Making Vital Connections
Wednesday, 19 September 2012 16:02
By Catherine J. Woodman and Kevin Stoddart
We live in a vibrant community, and it’s people across our region who make this a great place to live. Yet in every city, there’s a line that separates “have” and “have-not.” As citizens, we are all responsible for altering the line that divides.
United Way is working to reshape that line so it can encircle and connect us. We focus on unity, not disparity. We see opportunity rather than need. And we link people and support, so vital connections can be made.
United Way Halifax is dedicated to improving lives and changing social conditions. For more than 85 years, it has been a reliable, efficient, trusted community-change agent. With your support, we’ve helped many — seniors, newcomers, young people, parents, your neighbours, co-workers, students, clients, customers. All these individuals have the courage to change their own lives for the better. You may not know the names of everyone benefiting from support, but we can all share in the responsibility of making life better for others.
Over the years, we have followed a familiar and traditional approach. United Way funds 55 community-based agencies delivering life-changing programs. We partner with residents in Spryfield and Dartmouth North who are strengthening their neighbourhoods. We advocate for changes in programs and conditions.
More recently, United Way has become even more responsive to community needs while also being responsible to donor interests for accountability and results. After considerable research and dialogue with volunteers over the past two years, we’re embracing two key priorities: to address poverty and to promote healthier people living in a healthier community.
To achieve these priorities, we’ve identified four interconnected strategies:
Opportunities strategy will ensure people have the skills and opportunities they need to achieve financial security. This includes housing, financial literacy, life skills, income and transportation.
The neighbourhood strategy ensures strong resident engagement and local leadership to achieve positive change.
Social capital strategy enables people to have the necessary relationships to foster a sense of belonging and reduce isolation.
Healthy living strategy achieves improved nutrition and active lifestyles for physical well-being.
Future United Way investments will be made according to these priorities. We hold ourselves accountable, through measures and indicators, for positive change. Because we know money alone cannot buy the outcomes we want to create, we will assume many leadership roles — funder, partner, convener, advocate and researcher.
This change has been deliberate and thoughtful. Many volunteers from many walks of life have literally spent hundreds of hours thinking, discussing and testing ideas. We’ve involved representatives from the agencies we fund so that they are included and informed at every significant step of our planning. The agency voice has been essential because we value our relationship and recognize the expertise front-line program providers bring to making a lasting difference.

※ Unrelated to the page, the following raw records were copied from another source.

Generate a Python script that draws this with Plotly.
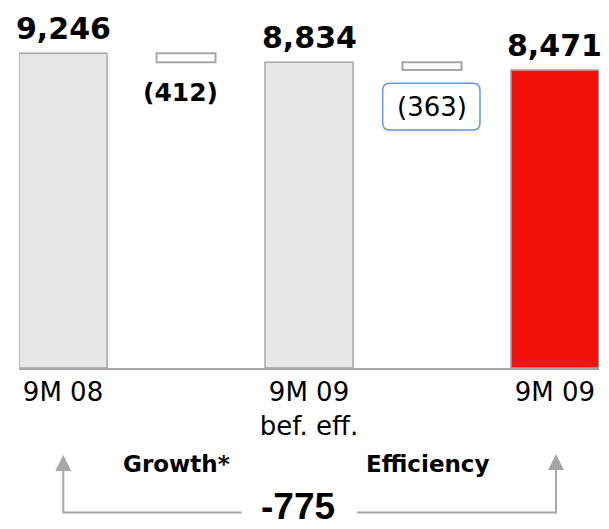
import plotly.graph_objects as go

# ---- data -------------------------------------------------------------
categories = ["9M 08", "Growth*", "9M 09<br>bef. eff.", "Efficiency", "9M 09"]
total_cats = ["9M 08", "9M 09<br>bef. eff.", "9M 09"]
total_values = [9246, 8834, 8471]
step_cats = ["Growth*", "Efficiency"]
step_changes = [-412, -363]
net_change = -775

# ---- figure geometry ----------------------------------------------------
W, H = 609, 529
ML, MR, MT, MB = 19, 10, 0, 161
PW, PH = W - ML - MR, H - MT - MB
Y_RANGE = [-5340, 11720]          # truncated value axis (bars start at floor)
X_RANGE = [-0.358, 4.358]

GREY_LINE = "#A6A6A6"
GREY_FILL = "#E7E7E7"
RED = "#F2120B"
BLUE = "#6495ED"
TXT = "#000000"


def xp(px):
    return (px - ML) / PW


def yp(py):
    return (H - MB - py) / PH


fig = go.Figure()

# totals: grey for the earlier periods, red for the current one
fig.add_trace(go.Bar(
    x=total_cats,
    y=[v - Y_RANGE[0] for v in total_values],
    base=Y_RANGE[0],
    width=0.716,
    marker=dict(color=[GREY_FILL, GREY_FILL, RED],
                line=dict(color=GREY_LINE, width=1.5)),
    hoverinfo="skip",
))

# floating step bars between the totals
step_base = [t + c for t, c in zip(total_values[:-1], step_changes)]
fig.add_trace(go.Bar(
    x=step_cats,
    y=[-c for c in step_changes],
    base=step_base,
    width=0.48,
    marker=dict(color="#FFFFFF", line=dict(color=GREY_LINE, width=2)),
    hoverinfo="skip",
))

annotations = []
# value labels above the totals
for cat, v in zip(total_cats, total_values):
    annotations.append(dict(
        x=cat, y=v, xref="x", yref="y", text=f"{v:,}", showarrow=False,
        yanchor="middle", yshift=25,
        font=dict(family="DejaVu Sans", size=30, color=TXT, weight="bold"),
    ))

# step labels under the floating bars
step_fonts = [dict(family="DejaVu Sans", size=25, color=TXT, weight="bold"),
              dict(family="DejaVu Sans", size=26, color=TXT)]
step_shift = [(-6, -30), (0, -37)]
for cat, b, c, f, (dx, dy) in zip(step_cats, step_base, step_changes, step_fonts, step_shift):
    annotations.append(dict(
        x=cat, y=b, xref="x", yref="y", text=f"({abs(c)})", showarrow=False,
        yanchor="middle", xshift=dx, yshift=dy, font=f,
    ))

# driver captions
for cat, dx in zip(step_cats, [-10, -4]):
    annotations.append(dict(
        x=cat, y=yp(464), xref="x", yref="paper", text=cat, showarrow=False,
        yanchor="middle", xshift=dx,
        font=dict(family="DejaVu Sans", size=23, color=TXT, weight="bold"),
    ))

# total change between the two 9M periods
annotations.append(dict(
    x=xp(298), y=yp(506), xref="paper", yref="paper", text=f"{net_change:,}",
    showarrow=False, yanchor="middle",
    font=dict(family="Liberation Sans", size=37, color=TXT, weight="bold"),
))

# connectors with arrowheads back up to the two 9M columns
shapes = [
    dict(type="path", xref="paper", yref="paper",
         path=f"M {xp(63.3)},{yp(470)} L {xp(63.3)},{yp(512.5)} L {xp(241.7)},{yp(512.5)}",
         line=dict(color=GREY_LINE, width=2)),
    dict(type="path", xref="paper", yref="paper",
         path=f"M {xp(357)},{yp(512.5)} L {xp(556)},{yp(512.5)} L {xp(556)},{yp(470)}",
         line=dict(color=GREY_LINE, width=2)),
    dict(type="path", xref="paper", yref="paper",
         path=f"M {xp(55.3)},{yp(471)} L {xp(63.3)},{yp(455)} L {xp(71.3)},{yp(471)} Z",
         fillcolor=GREY_LINE, line=dict(color=GREY_LINE, width=0)),
    dict(type="path", xref="paper", yref="paper",
         path=f"M {xp(548)},{yp(470)} L {xp(556)},{yp(454)} L {xp(564)},{yp(470)} Z",
         fillcolor=GREY_LINE, line=dict(color=GREY_LINE, width=0)),
]

# rounded highlight box around the efficiency step label
bx0, bx1, by0, by1, r = 382.7, 480.0, 83.3, 130.0, 7
box_path = (
    f"M {xp(bx0 + r)},{yp(by0)} L {xp(bx1 - r)},{yp(by0)} "
    f"Q {xp(bx1)},{yp(by0)} {xp(bx1)},{yp(by0 + r)} "
    f"L {xp(bx1)},{yp(by1 - r)} Q {xp(bx1)},{yp(by1)} {xp(bx1 - r)},{yp(by1)} "
    f"L {xp(bx0 + r)},{yp(by1)} Q {xp(bx0)},{yp(by1)} {xp(bx0)},{yp(by1 - r)} "
    f"L {xp(bx0)},{yp(by0 + r)} Q {xp(bx0)},{yp(by0)} {xp(bx0 + r)},{yp(by0)} Z"
)
shapes.append(dict(type="path", xref="paper", yref="paper", path=box_path,
                   line=dict(color=BLUE, width=1.5)))

fig.update_layout(
    width=W, height=H,
    margin=dict(l=ML, r=MR, t=MT, b=MB, pad=0),
    paper_bgcolor="#FFFFFF", plot_bgcolor="#FFFFFF",
    barmode="overlay", showlegend=False,
    xaxis=dict(type="category", categoryorder="array", categoryarray=categories,
               range=X_RANGE, showgrid=False, zeroline=False,
               showline=True, linecolor=GREY_LINE, linewidth=2,
               ticks="", tickvals=total_cats, ticktext=total_cats,
               tickfont=dict(family="DejaVu Sans", size=26, color=TXT)),
    yaxis=dict(range=Y_RANGE, visible=False, showgrid=False, zeroline=False),
    annotations=annotations,
    shapes=shapes,
)

fig.write_html("out.html")
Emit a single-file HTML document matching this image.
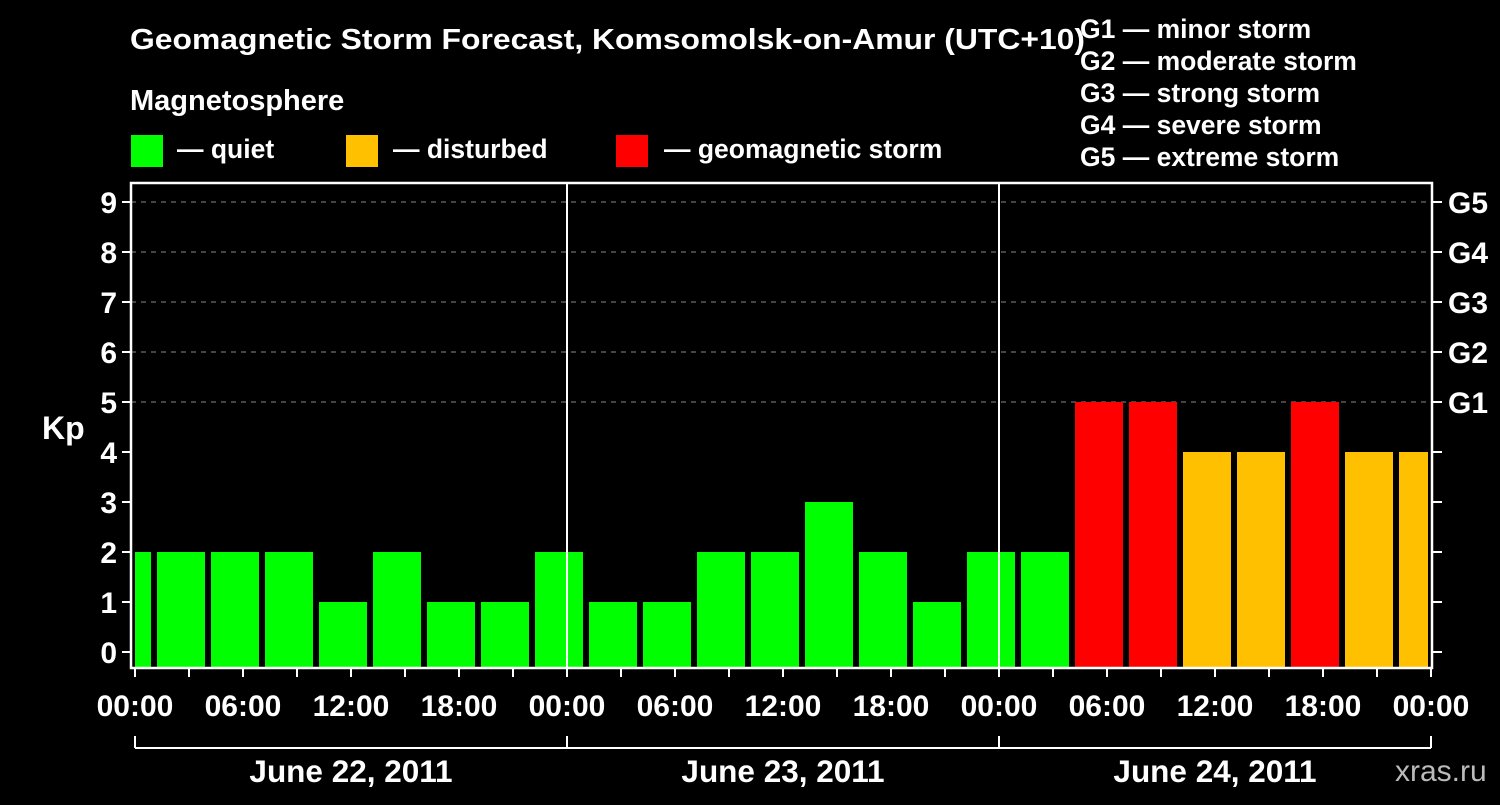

Next to government, United Way makes the largest investment in the social sector by collecting and distributing donor dollars to community-based agencies and programs. This commitment to the Halifax area began in 1925. Our vision articulates important social goals: our neighbourhoods will be thriving, supportive and safe places; and our citizens will have healthy lives and participate in community.
United Way rallies community partners to share knowledge, resources, skills and services to win on these social issues. When you get involved in or give to United Way, you can rediscover your community. You can help reshape lines that divide us, carve a new path, and change the future.
Catherine J. Woodman is president and CEO and Kevin Stoddart is chair of the board of directors, United Way Halifax.